GIVEN EXERCISE: What do the lines from the top of the data through the line with "FIRST_C, SECOND_C = 144, 381" say? Quote them exactly and include both ends.

INFORMATION SUPPLIED:

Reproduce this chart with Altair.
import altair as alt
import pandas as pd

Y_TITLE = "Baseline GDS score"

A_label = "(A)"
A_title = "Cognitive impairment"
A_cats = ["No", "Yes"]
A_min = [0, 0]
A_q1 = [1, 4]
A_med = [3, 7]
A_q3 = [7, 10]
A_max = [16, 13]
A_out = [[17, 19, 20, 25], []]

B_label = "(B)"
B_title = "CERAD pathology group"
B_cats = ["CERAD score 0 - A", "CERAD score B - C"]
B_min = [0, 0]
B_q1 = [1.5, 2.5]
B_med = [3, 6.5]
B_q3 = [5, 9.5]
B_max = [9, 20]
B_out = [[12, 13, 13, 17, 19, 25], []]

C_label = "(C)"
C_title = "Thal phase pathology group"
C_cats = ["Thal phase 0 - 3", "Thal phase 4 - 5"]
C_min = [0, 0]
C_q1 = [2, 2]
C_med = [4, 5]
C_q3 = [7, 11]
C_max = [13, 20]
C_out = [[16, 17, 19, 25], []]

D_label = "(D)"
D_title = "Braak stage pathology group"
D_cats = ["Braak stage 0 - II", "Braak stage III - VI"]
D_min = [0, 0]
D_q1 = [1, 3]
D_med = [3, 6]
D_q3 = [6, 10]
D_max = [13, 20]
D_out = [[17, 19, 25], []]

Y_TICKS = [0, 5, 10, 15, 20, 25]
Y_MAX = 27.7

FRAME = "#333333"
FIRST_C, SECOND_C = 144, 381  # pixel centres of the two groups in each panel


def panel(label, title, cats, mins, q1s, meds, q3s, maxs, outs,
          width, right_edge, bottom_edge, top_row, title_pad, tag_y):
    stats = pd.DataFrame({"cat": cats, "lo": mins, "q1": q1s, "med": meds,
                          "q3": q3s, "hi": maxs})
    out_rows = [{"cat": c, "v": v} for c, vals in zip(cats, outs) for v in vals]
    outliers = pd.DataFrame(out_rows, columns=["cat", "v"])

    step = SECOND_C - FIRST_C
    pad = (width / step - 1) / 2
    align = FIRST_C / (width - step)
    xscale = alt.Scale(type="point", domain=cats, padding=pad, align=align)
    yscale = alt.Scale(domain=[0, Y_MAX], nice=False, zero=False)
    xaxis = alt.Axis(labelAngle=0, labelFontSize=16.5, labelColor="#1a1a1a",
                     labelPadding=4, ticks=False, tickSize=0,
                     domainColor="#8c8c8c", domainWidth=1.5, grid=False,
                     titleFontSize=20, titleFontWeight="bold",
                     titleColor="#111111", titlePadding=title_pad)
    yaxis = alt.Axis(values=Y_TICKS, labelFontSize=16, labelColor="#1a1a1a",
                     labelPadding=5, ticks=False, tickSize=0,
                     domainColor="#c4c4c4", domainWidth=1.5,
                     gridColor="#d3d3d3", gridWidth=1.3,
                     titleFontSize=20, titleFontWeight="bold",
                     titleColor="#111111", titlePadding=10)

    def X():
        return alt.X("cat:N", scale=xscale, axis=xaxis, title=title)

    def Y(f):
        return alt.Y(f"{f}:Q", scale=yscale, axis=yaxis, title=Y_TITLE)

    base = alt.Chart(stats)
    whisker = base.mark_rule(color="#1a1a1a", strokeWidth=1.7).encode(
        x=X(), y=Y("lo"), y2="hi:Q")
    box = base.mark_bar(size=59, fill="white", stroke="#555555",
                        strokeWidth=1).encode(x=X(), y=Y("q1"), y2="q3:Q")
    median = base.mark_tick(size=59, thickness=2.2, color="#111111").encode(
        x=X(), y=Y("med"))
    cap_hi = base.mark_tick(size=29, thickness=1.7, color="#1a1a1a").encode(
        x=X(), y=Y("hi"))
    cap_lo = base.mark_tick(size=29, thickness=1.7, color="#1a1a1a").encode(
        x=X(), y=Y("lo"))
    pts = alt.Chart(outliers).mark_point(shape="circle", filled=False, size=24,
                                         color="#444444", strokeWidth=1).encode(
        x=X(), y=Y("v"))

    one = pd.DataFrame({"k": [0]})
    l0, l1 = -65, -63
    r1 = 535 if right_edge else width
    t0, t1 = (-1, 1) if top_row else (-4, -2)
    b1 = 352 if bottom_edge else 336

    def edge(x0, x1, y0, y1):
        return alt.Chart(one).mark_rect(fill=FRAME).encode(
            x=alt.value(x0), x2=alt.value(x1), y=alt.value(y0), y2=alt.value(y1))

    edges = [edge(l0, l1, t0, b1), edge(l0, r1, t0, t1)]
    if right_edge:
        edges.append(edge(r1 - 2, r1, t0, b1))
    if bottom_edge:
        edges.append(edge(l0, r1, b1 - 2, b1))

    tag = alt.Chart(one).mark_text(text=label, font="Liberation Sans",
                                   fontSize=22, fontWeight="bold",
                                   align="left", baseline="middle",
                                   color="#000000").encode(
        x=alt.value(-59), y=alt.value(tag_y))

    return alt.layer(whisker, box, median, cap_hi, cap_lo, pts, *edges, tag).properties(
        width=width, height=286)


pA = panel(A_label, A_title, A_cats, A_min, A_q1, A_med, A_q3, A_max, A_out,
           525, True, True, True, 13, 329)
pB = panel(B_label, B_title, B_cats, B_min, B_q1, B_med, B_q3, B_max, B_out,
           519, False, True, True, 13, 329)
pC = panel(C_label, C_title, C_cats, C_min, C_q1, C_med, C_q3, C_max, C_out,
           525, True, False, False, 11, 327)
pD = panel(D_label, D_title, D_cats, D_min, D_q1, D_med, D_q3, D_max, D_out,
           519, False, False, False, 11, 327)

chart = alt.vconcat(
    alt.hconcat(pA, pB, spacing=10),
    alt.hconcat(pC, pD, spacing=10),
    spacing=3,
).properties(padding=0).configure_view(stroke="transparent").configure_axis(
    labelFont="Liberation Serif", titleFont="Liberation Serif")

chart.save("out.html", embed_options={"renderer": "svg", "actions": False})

EXERCISE OUTPUT:
Reproduce this chart with Altair.
import altair as alt
import pandas as pd

Y_TITLE = "Baseline GDS score"

A_label = "(A)"
A_title = "Cognitive impairment"
A_cats = ["No", "Yes"]
A_min = [0, 0]
A_q1 = [1, 4]
A_med = [3, 7]
A_q3 = [7, 10]
A_max = [16, 13]
A_out = [[17, 19, 20, 25], []]

B_label = "(B)"
B_title = "CERAD pathology group"
B_cats = ["CERAD score 0 - A", "CERAD score B - C"]
B_min = [0, 0]
B_q1 = [1.5, 2.5]
B_med = [3, 6.5]
B_q3 = [5, 9.5]
B_max = [9, 20]
B_out = [[12, 13, 13, 17, 19, 25], []]

C_label = "(C)"
C_title = "Thal phase pathology group"
C_cats = ["Thal phase 0 - 3", "Thal phase 4 - 5"]
C_min = [0, 0]
C_q1 = [2, 2]
C_med = [4, 5]
C_q3 = [7, 11]
C_max = [13, 20]
C_out = [[16, 17, 19, 25], []]

D_label = "(D)"
D_title = "Braak stage pathology group"
D_cats = ["Braak stage 0 - II", "Braak stage III - VI"]
D_min = [0, 0]
D_q1 = [1, 3]
D_med = [3, 6]
D_q3 = [6, 10]
D_max = [13, 20]
D_out = [[17, 19, 25], []]

Y_TICKS = [0, 5, 10, 15, 20, 25]
Y_MAX = 27.7

FRAME = "#333333"
FIRST_C, SECOND_C = 144, 381  # pixel centres of the two groups in each panel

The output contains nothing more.